**WHAT YOU ARE ASKED TO DO**
Repeat the listing that follows, character for character, minus the pictures.
____ DATASET EXCERPT
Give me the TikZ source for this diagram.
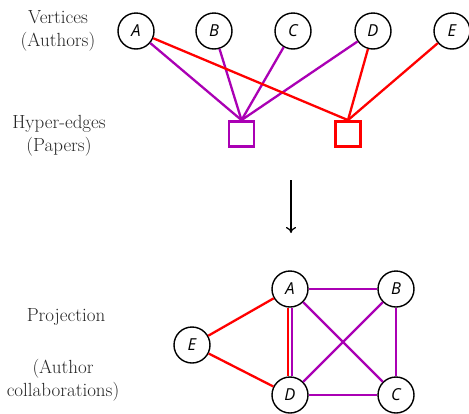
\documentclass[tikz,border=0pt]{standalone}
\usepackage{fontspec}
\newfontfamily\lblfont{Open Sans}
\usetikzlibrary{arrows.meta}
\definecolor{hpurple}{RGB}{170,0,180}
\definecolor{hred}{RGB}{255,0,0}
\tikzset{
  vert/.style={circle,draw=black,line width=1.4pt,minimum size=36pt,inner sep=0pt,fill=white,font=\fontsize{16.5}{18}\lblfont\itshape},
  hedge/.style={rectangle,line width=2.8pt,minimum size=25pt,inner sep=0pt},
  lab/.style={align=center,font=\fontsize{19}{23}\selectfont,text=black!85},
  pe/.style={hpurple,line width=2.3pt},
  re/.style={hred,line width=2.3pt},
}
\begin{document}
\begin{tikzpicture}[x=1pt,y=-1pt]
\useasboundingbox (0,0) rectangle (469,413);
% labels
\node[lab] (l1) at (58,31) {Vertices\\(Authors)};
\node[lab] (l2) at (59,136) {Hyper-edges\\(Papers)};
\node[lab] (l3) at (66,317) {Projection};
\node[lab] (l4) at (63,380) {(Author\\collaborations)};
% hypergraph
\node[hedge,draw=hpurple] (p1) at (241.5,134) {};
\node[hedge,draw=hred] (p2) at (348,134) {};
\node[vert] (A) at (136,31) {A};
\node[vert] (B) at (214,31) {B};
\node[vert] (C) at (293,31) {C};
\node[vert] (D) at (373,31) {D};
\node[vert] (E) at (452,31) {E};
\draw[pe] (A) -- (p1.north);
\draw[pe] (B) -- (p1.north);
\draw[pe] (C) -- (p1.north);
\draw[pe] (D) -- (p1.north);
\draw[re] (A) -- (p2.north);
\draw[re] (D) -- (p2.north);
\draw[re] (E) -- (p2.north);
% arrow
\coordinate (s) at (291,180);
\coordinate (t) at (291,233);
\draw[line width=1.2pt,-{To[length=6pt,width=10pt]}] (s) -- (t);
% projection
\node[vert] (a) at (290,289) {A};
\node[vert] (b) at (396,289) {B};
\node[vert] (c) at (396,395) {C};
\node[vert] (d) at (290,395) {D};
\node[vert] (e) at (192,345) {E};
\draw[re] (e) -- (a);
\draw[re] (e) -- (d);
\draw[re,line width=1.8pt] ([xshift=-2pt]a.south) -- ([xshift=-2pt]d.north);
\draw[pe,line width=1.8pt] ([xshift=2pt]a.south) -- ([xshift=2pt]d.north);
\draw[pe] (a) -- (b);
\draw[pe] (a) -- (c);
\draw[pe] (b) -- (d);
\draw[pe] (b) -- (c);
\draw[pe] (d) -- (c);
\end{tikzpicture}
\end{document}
________
**FINISHED EXERCISE**
Give me the TikZ source for this diagram.
\documentclass[tikz,border=0pt]{standalone}
\usepackage{fontspec}
\newfontfamily\lblfont{Open Sans}
\usetikzlibrary{arrows.meta}
\definecolor{hpurple}{RGB}{170,0,180}
\definecolor{hred}{RGB}{255,0,0}
\tikzset{
  vert/.style={circle,draw=black,line width=1.4pt,minimum size=36pt,inner sep=0pt,fill=white,font=\fontsize{16.5}{18}\lblfont\itshape},
  hedge/.style={rectangle,line width=2.8pt,minimum size=25pt,inner sep=0pt},
  lab/.style={align=center,font=\fontsize{19}{23}\selectfont,text=black!85},
  pe/.style={hpurple,line width=2.3pt},
  re/.style={hred,line width=2.3pt},
}
\begin{document}
\begin{tikzpicture}[x=1pt,y=-1pt]
\useasboundingbox (0,0) rectangle (469,413);
% labels
\node[lab] (l1) at (58,31) {Vertices\\(Authors)};
\node[lab] (l2) at (59,136) {Hyper-edges\\(Papers)};
\node[lab] (l3) at (66,317) {Projection};
\node[lab] (l4) at (63,380) {(Author\\collaborations)};
% hypergraph
\node[hedge,draw=hpurple] (p1) at (241.5,134) {};
\node[hedge,draw=hred] (p2) at (348,134) {};
\node[vert] (A) at (136,31) {A};
\node[vert] (B) at (214,31) {B};
\node[vert] (C) at (293,31) {C};
\node[vert] (D) at (373,31) {D};
\node[vert] (E) at (452,31) {E};
\draw[pe] (A) -- (p1.north);
\draw[pe] (B) -- (p1.north);
\draw[pe] (C) -- (p1.north);
\draw[pe] (D) -- (p1.north);
\draw[re] (A) -- (p2.north);
\draw[re] (D) -- (p2.north);
\draw[re] (E) -- (p2.north);
% arrow
\coordinate (s) at (291,180);
\coordinate (t) at (291,233);
\draw[line width=1.2pt,-{To[length=6pt,width=10pt]}] (s) -- (t);
% projection
\node[vert] (a) at (290,289) {A};
\node[vert] (b) at (396,289) {B};
\node[vert] (c) at (396,395) {C};
\node[vert] (d) at (290,395) {D};
\node[vert] (e) at (192,345) {E};
\draw[re] (e) -- (a);
\draw[re] (e) -- (d);
\draw[re,line width=1.8pt] ([xshift=-2pt]a.south) -- ([xshift=-2pt]d.north);
\draw[pe,line width=1.8pt] ([xshift=2pt]a.south) -- ([xshift=2pt]d.north);
\draw[pe] (a) -- (b);
\draw[pe] (a) -- (c);
\draw[pe] (b) -- (d);
\draw[pe] (b) -- (c);
\draw[pe] (d) -- (c);
\end{tikzpicture}
\end{document}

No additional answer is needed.